Puisque me voilà revenu à
des choses plus populaires, je ne résiste pas au plaisir de citer longuement un
tract macroniste (ou macronien ?) distribué samedi 13 mai dans les rues et
sur les marchés du XVe arrondissement de Paris :
« Dimanche
dernier, à l’occasion d’un second tour marqué par l’attitude digne et
responsable d’un bon nombre d’électeurs qui ne partageaient pas forcément les
orientations de notre programme, vous avez été plus de 88% à lui accorder votre
vote.
Les élections législatives doivent confirmer cet
espoir.
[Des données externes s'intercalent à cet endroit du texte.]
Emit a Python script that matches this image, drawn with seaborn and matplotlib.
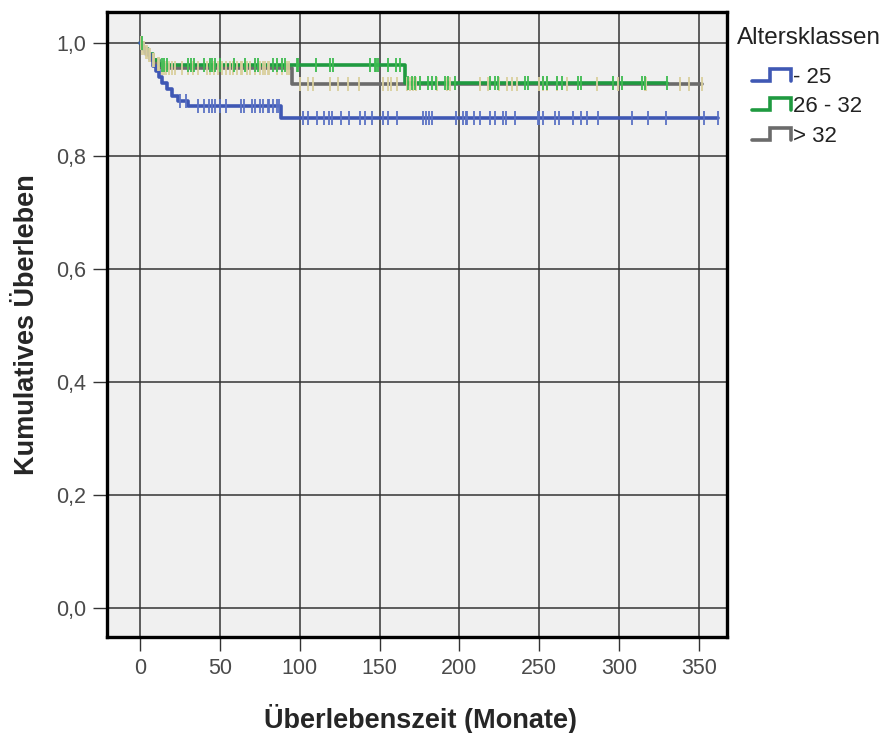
import numpy as np
import pandas as pd
import matplotlib
matplotlib.use("Agg")
import matplotlib.pyplot as plt
from matplotlib.lines import Line2D
from matplotlib.legend_handler import HandlerBase
import seaborn as sns

# ---- Kaplan-Meier data per age class -------------------------------------
groups = ["- 25", "26 - 32", "> 32"]

# group "- 25"
t_event_25 = [2, 4, 6, 8, 10, 12, 14, 17, 20, 24, 30, 88]
s_event_25 = [0.990, 0.981, 0.972, 0.960, 0.950, 0.940, 0.930, 0.918, 0.906,
              0.897, 0.888, 0.867]
t_cens_25 = [25, 29, 36, 40, 43, 45, 47, 50, 54, 63, 65, 70, 72, 75, 77, 80,
             81, 83, 86, 87, 102, 105, 111, 115, 118, 120, 126, 131, 138, 141,
             145, 152, 155, 161, 177, 179, 181, 183, 198, 202, 204, 205, 209,
             213, 219, 222, 227, 229, 235, 249, 250, 252, 260, 262, 271, 276,
             280, 287, 308, 318, 329, 353, 362]

# group "26 - 32"
t_event_26 = [2, 5, 8, 12, 166]
s_event_26 = [0.990, 0.980, 0.970, 0.961, 0.930]
t_cens_26 = [1, 14, 15, 17, 30, 32, 34, 40, 44, 45, 47, 50, 59, 66, 72, 74,
             83, 86, 89, 91, 98, 99, 110, 119, 121, 144, 147, 148, 149, 155,
             160, 163, 168, 170, 172, 175, 180, 183, 185, 191, 193, 197, 219,
             222, 224, 241, 243, 252, 255, 261, 264, 274, 276, 296, 302, 314,
             316, 330]

# group "> 32"
t_event_32 = [1, 3, 5, 7, 10, 13, 95]
s_event_32 = [0.992, 0.985, 0.978, 0.970, 0.963, 0.956, 0.928]
t_cens_32 = [0.5, 1.5, 2.5, 3.5, 4.5, 5.5, 6.5, 8, 9, 11, 12, 14, 15, 16, 18,
             20, 22, 26, 30, 33, 36, 42, 44, 46, 49, 51, 54, 56, 58, 61, 63,
             64, 67, 69, 72, 75, 77, 78, 80, 81, 86, 89, 92, 93, 100, 105, 108,
             119, 124, 130, 137, 152, 155, 157, 161, 167, 169, 171, 173, 186,
             192, 194, 213, 218, 225, 230, 233, 236, 250, 252, 255, 261, 267,
             286, 299, 316, 317, 338, 344, 352]

line_colors = {"- 25": "#3f58b4", "26 - 32": "#1f9a40", "> 32": "#6b6b6b"}
mark_colors = {"- 25": "#5b72c4", "26 - 32": "#3dbb50", "> 32": "#d9cf9c"}

x_ticks = [0, 50, 100, 150, 200, 250, 300, 350]
y_ticks = [0.0, 0.2, 0.4, 0.6, 0.8, 1.0]
y_tick_labels = ["0,0", "0,2", "0,4", "0,6", "0,8", "1,0"]


def step_table(t_event, s_event, t_cens):
    t_end = max(t_cens)
    times = [0.0] + list(t_event) + [t_end]
    surv = [1.0] + list(s_event) + [s_event[-1]]
    curve = pd.DataFrame({"t": times, "s": surv})
    ev = np.array([0.0] + list(t_event))
    sv = np.array([1.0] + list(s_event))
    idx = np.searchsorted(ev, np.array(t_cens), side="right") - 1
    marks = pd.DataFrame({"t": t_cens, "s": sv[idx]})
    return curve, marks


data = {
    "- 25": step_table(t_event_25, s_event_25, t_cens_25),
    "26 - 32": step_table(t_event_26, s_event_26, t_cens_26),
    "> 32": step_table(t_event_32, s_event_32, t_cens_32),
}

# ---- figure --------------------------------------------------------------
sns.set_style("white")
plt.rcParams["font.family"] = ["Liberation Sans", "DejaVu Sans"]

W, H = 885, 733
fig = plt.figure(figsize=(W / 100, H / 100), dpi=100)
ax = fig.add_axes([0.1209, 0.131, 0.7006, 0.8526])
ax.set_facecolor("#f0f0f0")

for g in ["> 32", "26 - 32", "- 25"]:
    curve, marks = data[g]
    sns.lineplot(data=curve, x="t", y="s", ax=ax, drawstyle="steps-post",
                 color=line_colors[g], lw=2.6, estimator=None, sort=False,
                 legend=False, zorder=3)
    sns.scatterplot(data=marks, x="t", y="s", ax=ax, marker="|", s=110,
                    color=mark_colors[g], linewidth=1.3, legend=False,
                    zorder=4)

ax.set_xlim(-20.7, 367.5)
ax.set_ylim(-0.052, 1.055)
ax.set_xticks(x_ticks)
ax.set_yticks(y_ticks)
ax.set_yticklabels(y_tick_labels)
ax.grid(True, color="#333333", lw=1.1, zorder=1)
ax.set_axisbelow(True)
for sp in ax.spines.values():
    sp.set_visible(True)
    sp.set_color("black")
    sp.set_linewidth(2.4)
ax.tick_params(axis="both", direction="out", length=10, width=1.0,
               color="#333333", labelsize=15.5, labelcolor="#4a4a4a", pad=5,
               left=True, bottom=True)

ax.set_xlabel("Überlebenszeit (Monate)", fontsize=19.5, fontweight="bold")
ax.set_ylabel("Kumulatives Überleben", fontsize=19.5, fontweight="bold")
ax.xaxis.set_label_coords(0.505, -0.108)
ax.yaxis.set_label_coords(-0.108, 0.5)


class StepHandler(HandlerBase):
    def create_artists(self, legend, orig_handle, xdescent, ydescent,
                       width, height, fontsize, trans):
        x0, y0 = -xdescent, -ydescent
        xs = [x0, x0 + 0.45 * width, x0 + 0.45 * width, x0 + width,
              x0 + width]
        ys = [y0 + 0.15 * height, y0 + 0.15 * height, y0 + 0.9 * height,
              y0 + 0.9 * height, y0 + 0.15 * height]
        ln = Line2D(xs, ys, color=orig_handle.get_color(), lw=2.6,
                    solid_joinstyle="miter", transform=trans)
        return [ln]


# legend title and entries
fig.text(737 / W, 1 - 38 / H, "Altersklassen", fontsize=17.5,
         color="#222222", ha="left", va="center")

handles = [Line2D([], [], color=line_colors[g]) for g in groups]
leg = fig.legend(handles, groups,
                 handler_map={Line2D: StepHandler()},
                 loc="upper left", bbox_to_anchor=(752 / W, 1 - 67 / H),
                 frameon=False, fontsize=16,
                 handlelength=1.75, handleheight=0.7, handletextpad=0.1,
                 labelspacing=0.38, borderaxespad=0.0, borderpad=0.0)
for txt in leg.get_texts():
    txt.set_color("#222222")

fig.savefig("out.png", dpi=100, facecolor="white")
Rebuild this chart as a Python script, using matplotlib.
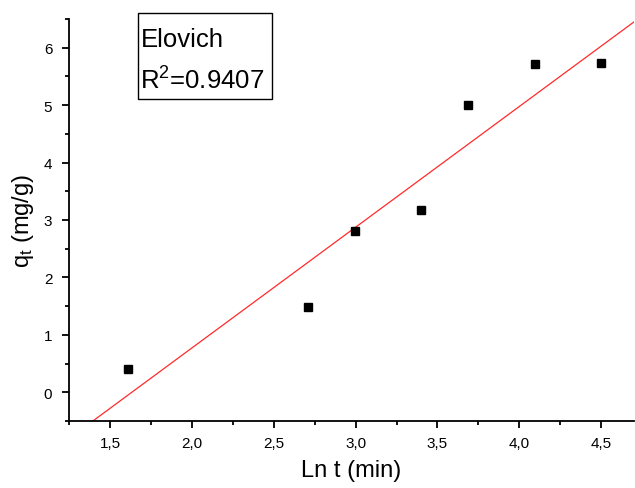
import numpy as np
import matplotlib
matplotlib.use("Agg")
import matplotlib.pyplot as plt
from matplotlib.ticker import MultipleLocator, FuncFormatter
from matplotlib.patches import Rectangle

plt.rcParams['font.family'] = ['Liberation Sans', 'DejaVu Sans']
plt.rcParams['mathtext.fontset'] = 'custom'
plt.rcParams['mathtext.rm'] = 'Liberation Sans'
plt.rcParams['mathtext.it'] = 'Liberation Sans'

# Elovich kinetics: ln t vs adsorbed amount
time_min = [5, 15, 20, 30, 40, 60, 90]
qt = [0.40, 1.48, 2.81, 3.18, 5.00, 5.72, 5.73]
r_squared_text = "0.9407"

ln_t = np.log(time_min)
slope, intercept = np.polyfit(ln_t, qt, 1)

W, H = 635, 489
fig = plt.figure(figsize=(W / 100, H / 100), dpi=100)
ax = fig.add_axes([69 / W, 1 - 422 / H, (634 - 69) / W, (422 - 20) / H])

x_fit = np.linspace(1.25, 4.7, 200)
ax.plot(x_fit, slope * x_fit + intercept, color='#ff2a2a', lw=0.9, zorder=2)
ax.plot(ln_t, qt, 's', color='black', ms=6, zorder=3)

ax.set_xlim(1.25, 4.7)
ax.set_ylim(-0.5, 6.5)
for side in ('top', 'right'):
    ax.spines[side].set_visible(False)
for side in ('left', 'bottom'):
    ax.spines[side].set_linewidth(1.3)

ax.xaxis.set_major_locator(MultipleLocator(0.5))
ax.xaxis.set_minor_locator(MultipleLocator(0.25))
ax.yaxis.set_major_locator(MultipleLocator(1))
ax.yaxis.set_minor_locator(MultipleLocator(0.5))
ax.xaxis.set_major_formatter(FuncFormatter(lambda v, p: f"{v:.1f}".replace('.', ',')))
ax.yaxis.set_major_formatter(FuncFormatter(lambda v, p: f"{v:.0f}"))
ax.tick_params(which='major', direction='out', length=5, width=1.3, labelsize=11)
ax.tick_params(axis='x', which='major', pad=6)
ax.tick_params(axis='y', which='major', pad=7)
ax.tick_params(which='minor', direction='out', length=3, width=1.3)

ax.set_xlabel("Ln t (min)", fontsize=17, labelpad=6)
ax.set_ylabel(r"q$_\mathregular{t}$ (mg/g)", fontsize=17, labelpad=6)

# annotation box with model name and fit quality
fig.add_artist(Rectangle((138 / W, 1 - 100 / H), (272 - 138) / W, (100 - 14) / H,
                         transform=fig.transFigure, fc='white', ec='black', lw=1.0, zorder=5))
fig.text(141 / W, 1 - 47 / H, "Elovich", fontsize=18.5, va='baseline', ha='left', zorder=6)
fig.text(140 / W, 1 - 90 / H, r"R$^\mathregular{2}$=" + r_squared_text,
         fontsize=18.5, va='baseline', ha='left', zorder=6)

fig.savefig("out.png", dpi=100)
Choisir le renouveau et l’audace au moment de l’élection présidentielle
et la cohabitation au moment des législatives n’aurait pas de sens. »
En résumé : merci
d’avoir voté pour notre candidat par rejet de Mme Le Pen ; merci d’avoir
voté pour lui, même à contrecœur ; vous êtes priés de voter pour ses
candidats aux législatives, que cela vous plaise ou non.
Si cela ne s’appelle pas
prendre les électeurs pour des imbéciles, j’ignore de quoi il peut s’agir. On
appelle parfois pêcheurs à la ligne les abstentionnistes. Dans le cas de
M. Macron et de son organisation, c’est plutôt d’usine flottante qu’il faut
parler[ii].
[i] Quelques réflexions à ce
sujet ont été livrées ici par P. de Plunkett dans son blogue.
[ii] Apparemment, cette image
n’est pas démentie par le choix de son gouvernement.